Americans in Israel benefiting from new IRS amnesty

IRS initiative to offer offshore disclosure program to Americans abroad; US citizens failing to disclose assets in Israeli banks may face penalties.

American citizens holding accounts in Israeli banks may have an opportunity to benefit from a new initiative of the US Internal Revenue Service to offer an offshore voluntary disclosure program to Americans living abroad.
Two weeks ago, IRS Commissioner Douglas Shulman said the IRS was “seriously considering” a new partial amnesty program for taxpayers who report offshore bank accounts.
The initiative has serious implications for US citizens living in Israel, as most of them only became aware of the reporting issue last year and many missed the 2009 deadline for the old Offshore Voluntary Disclosure Program (OVDP).
Dave Wolf, a US and Israeli tax attorney from Hacohen Wolf Law Offices in Jerusalem, said that under the old OVDP, which expired in 2009, there was a maximum penalty of 25 percent on the tax due on the unreported income. In addition, there was a 20% penalty of the unreported foreign bank account’s highest value during the prior six-year period that the old OVDP covered.
After the expiration of the old OVDP, the penalty was increased to a maximum of 60%.
It is expected that the new penalties will be around 25%- 30% of the unreported foreign bank account’s highest value. Wolf said that those who fail to use the opportunity and don’t come forward may face huge income tax and penalties for not reporting their foreign bank accounts.
He added that the new OVDP will give Americans living in Israel (or other countries), who have never reported their foreign bank accounts, a unique opportunity to avoid criminal prosecution and heavy civil penalties.
According to Wolf, this is also a way to pass on assets to the next generation without creating or passing on criminal and civil tax issues to one’s heirs.

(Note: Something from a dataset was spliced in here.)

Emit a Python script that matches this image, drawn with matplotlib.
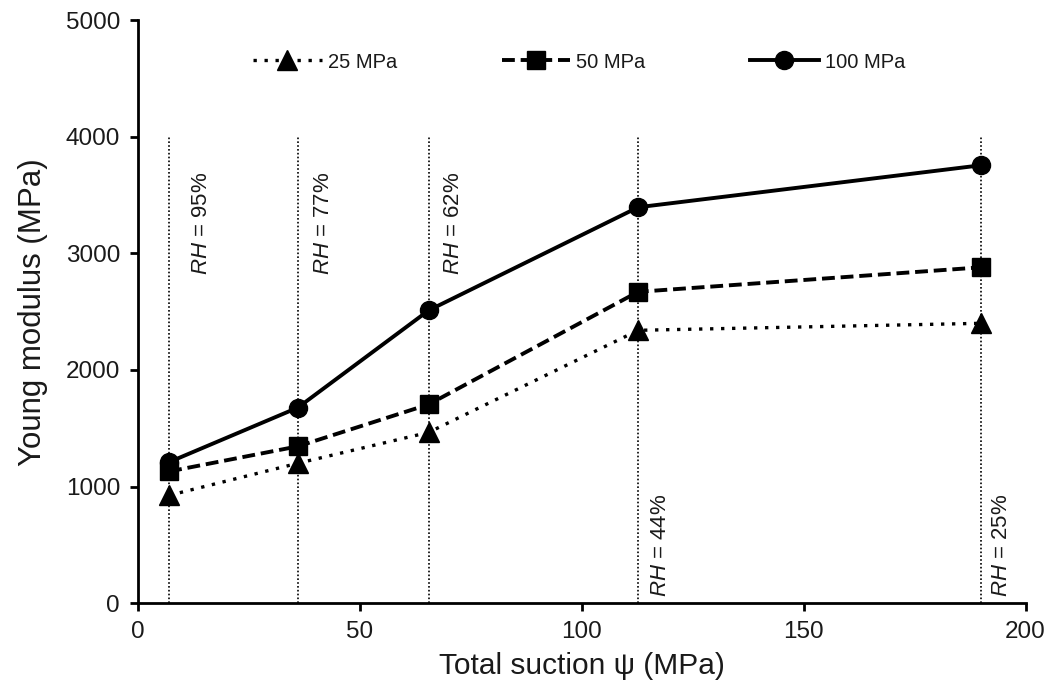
import matplotlib
matplotlib.use("Agg")
import matplotlib.pyplot as plt
from matplotlib import font_manager

# ---- data ----
suction = [7, 36, 65.5, 112.7, 190]            # MPa
rh_labels = ["95%", "77%", "62%", "44%", "25%"]
E_25 = [925, 1200, 1465, 2340, 2400]
E_50 = [1130, 1345, 1705, 2670, 2880]
E_100 = [1210, 1677, 2511, 3395, 3755]
series_names = ["25 MPa", "50 MPa", "100 MPa"]
x_ticks = [0, 50, 100, 150, 200]
y_ticks = [0, 1000, 2000, 3000, 4000, 5000]

plt.rcParams['font.family'] = ['Liberation Sans', 'DejaVu Sans']
plt.rcParams['mathtext.fontset'] = 'custom'
plt.rcParams['mathtext.it'] = 'Liberation Sans:italic'
plt.rcParams['mathtext.rm'] = 'Liberation Sans'

names = {f.name for f in font_manager.fontManager.ttflist}
legend_family = ['Liberation Sans Narrow', 'Liberation Sans'] if 'Liberation Sans Narrow' in names else ['Liberation Sans']

fig = plt.figure(figsize=(10.54, 6.91), dpi=100)
ax = fig.add_axes([0.131, 0.127, 0.842, 0.844])

txt_color = '#1a1a1a'

# vertical dotted reference lines
for xv in suction:
    ax.plot([xv, xv], [0, 4000], color='black', lw=1.2, dashes=(1, 1.3), zorder=1)

ax.plot(suction, E_25, color='black', lw=2.4, dashes=(1, 2.3), marker='^', ms=14,
        label=series_names[0], zorder=3)
ax.plot(suction, E_50, color='black', lw=2.8, dashes=(3.3, 1.5), marker='s', ms=13.5,
        label=series_names[1], zorder=3)
ax.plot(suction, E_100, color='black', lw=2.8, marker='o', ms=13,
        label=series_names[2], zorder=4)

# RH annotations
offsets = [15.5, 11, 10, 8.4, 7.3]
for i, (xv, lab) in enumerate(zip(suction, rh_labels)):
    s = r'$\it{RH}$ = ' + lab
    if i < 3:
        ax.annotate(s, xy=(xv, 3700), xytext=(offsets[i], 0), textcoords='offset points',
                    rotation=90, ha='left', va='top', fontsize=16, color=txt_color)
    else:
        ax.annotate(s, xy=(xv, 50), xytext=(offsets[i], 0), textcoords='offset points',
                    rotation=90, ha='left', va='bottom', fontsize=16, color=txt_color)

ax.set_xlim(0, 200)
ax.set_ylim(0, 5000)
ax.set_xticks(x_ticks)
ax.set_yticks(y_ticks)
for sp in ['top', 'right']:
    ax.spines[sp].set_visible(False)
for sp in ['left', 'bottom']:
    ax.spines[sp].set_linewidth(2.0)
ax.tick_params(direction='out', length=6, width=2.0, labelsize=17.5, pad=7,
               labelcolor=txt_color)

ax.set_xlabel('Total suction ψ (MPa)', fontsize=21.5, color=txt_color, labelpad=6)
ax.set_ylabel('Young modulus (MPa)', fontsize=22.5, color=txt_color, labelpad=13)

leg = ax.legend(loc='center', bbox_to_anchor=(0.497, 0.928), ncol=3, frameon=False,
                handlelength=3.4, handletextpad=0.3, columnspacing=5.2, numpoints=1,
                prop={'family': legend_family, 'size': 14.5})
for t in leg.get_texts():
    t.set_color(txt_color)

fig.savefig('out.png', dpi=100)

Those who don’t use the opportunity face serious consequences, as starting on January 1, 2013, a 30% withholding tax will be imposed on certain US source payments made to foreign financial institutions that have not reached an agreement with the IRS to provide annual information concerning their US account holders.
Examples of such payments include dividends and gross proceeds from the sale of assets, such as stocks and securities.
Wolf said that some Israeli banks have already asked their US clients to move their accounts. Other local banks require their US clients to sign forms declaring that they are American citizens and declare their Israeli bank account to the IRS.
Most local banks have already started to impose restrictions on their US clients regarding their investments, limiting the investments for those clients to currency deposits.
“Once an Israeli bank would welcome US citizens with a red carpet. Now they are showing them the door out,” said Wolf. “It is highly recommended that US citizens who are interested in entering the new OVDP consult a US tax lawyer to discuss all the options.”
Speaking at the annual Institute on Current Issues in International Taxation in Washington, Shulman said the IRS may repeat a voluntary disclosure program such as the one that drew nearly 15,000 taxpayers in 2009 and another 3,000 after the original 2009 deadline passed.
According to Shulman, “Collecting additional revenue for past misdeeds – as important as that may be – is not the only important consideration here. It is equally important that we are bringing 18,000 US taxpayers, and counting, back into the system... back into compliance...so they properly report and pay their taxes for years to come.”